** BEGIN Information supplied **
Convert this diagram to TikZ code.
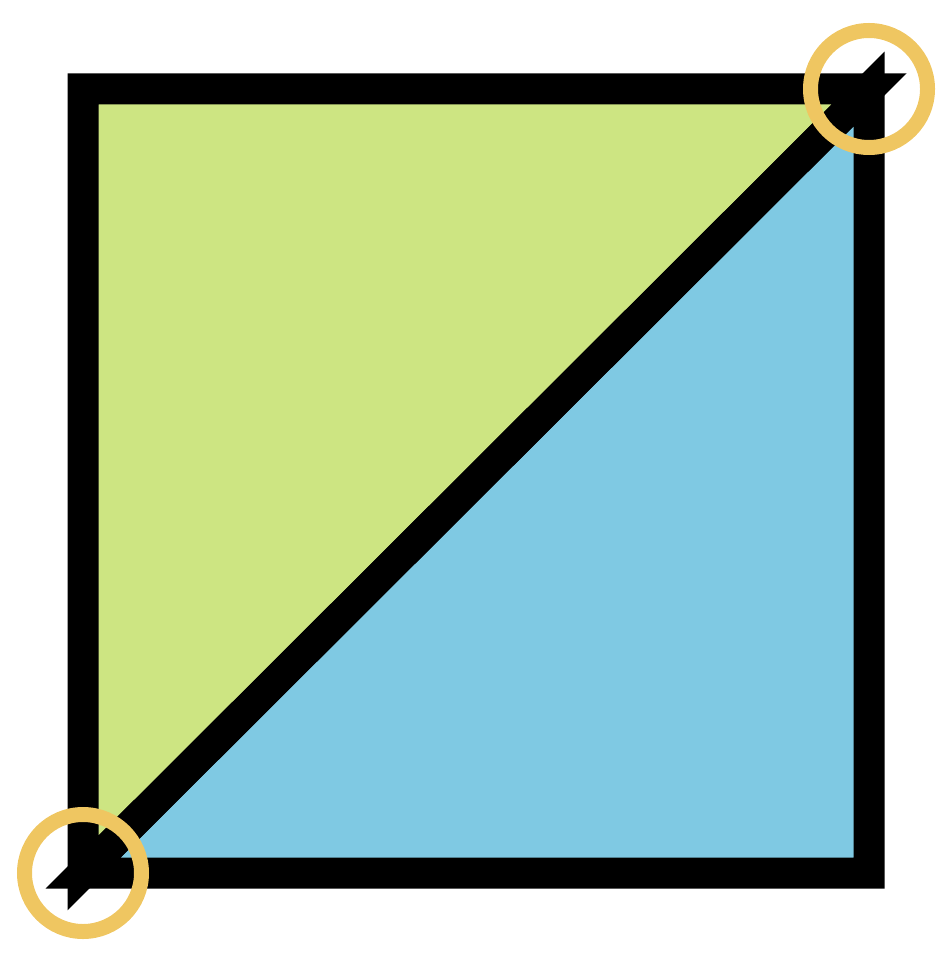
\documentclass[tikz,border=0pt]{standalone}
\definecolor{lgreen}{HTML}{CDE582}
\definecolor{lblue}{HTML}{7FC9E3}
\definecolor{ring}{HTML}{EFC661}
\begin{document}
\begin{tikzpicture}[x=1pt,y=-1pt,
  tri/.style={draw=black,line width=31pt,miter limit=10,line join=miter},
  ringstyle/.style={draw=ring,line width=15pt}]
\useasboundingbox (0,0) rectangle (949,957);
\coordinate (TL) at (83,89);
\coordinate (TR) at (869,89);
\coordinate (BL) at (83,873);
\coordinate (BR) at (869,873);
\fill[lgreen] (TL) -- (TR) -- (BL) -- cycle;
\fill[lblue] (BL) -- (BR) -- (TR) -- cycle;
\draw[tri] (TL) -- (TR) -- (BL) -- cycle;
\draw[tri] (BL) -- (BR) -- (TR) -- cycle;
\draw[ringstyle] (BL) circle[radius=58.5];
\draw[ringstyle] (TR) circle[radius=58.5];
\end{tikzpicture}
\end{document}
** END Information supplied **
* [Task directions] Every line above should be returned exactly; the pictures stay out.

* [Output below]
Convert this diagram to TikZ code.
\documentclass[tikz,border=0pt]{standalone}
\definecolor{lgreen}{HTML}{CDE582}
\definecolor{lblue}{HTML}{7FC9E3}
\definecolor{ring}{HTML}{EFC661}
\begin{document}
\begin{tikzpicture}[x=1pt,y=-1pt,
  tri/.style={draw=black,line width=31pt,miter limit=10,line join=miter},
  ringstyle/.style={draw=ring,line width=15pt}]
\useasboundingbox (0,0) rectangle (949,957);
\coordinate (TL) at (83,89);
\coordinate (TR) at (869,89);
\coordinate (BL) at (83,873);
\coordinate (BR) at (869,873);
\fill[lgreen] (TL) -- (TR) -- (BL) -- cycle;
\fill[lblue] (BL) -- (BR) -- (TR) -- cycle;
\draw[tri] (TL) -- (TR) -- (BL) -- cycle;
\draw[tri] (BL) -- (BR) -- (TR) -- cycle;
\draw[ringstyle] (BL) circle[radius=58.5];
\draw[ringstyle] (TR) circle[radius=58.5];
\end{tikzpicture}
\end{document}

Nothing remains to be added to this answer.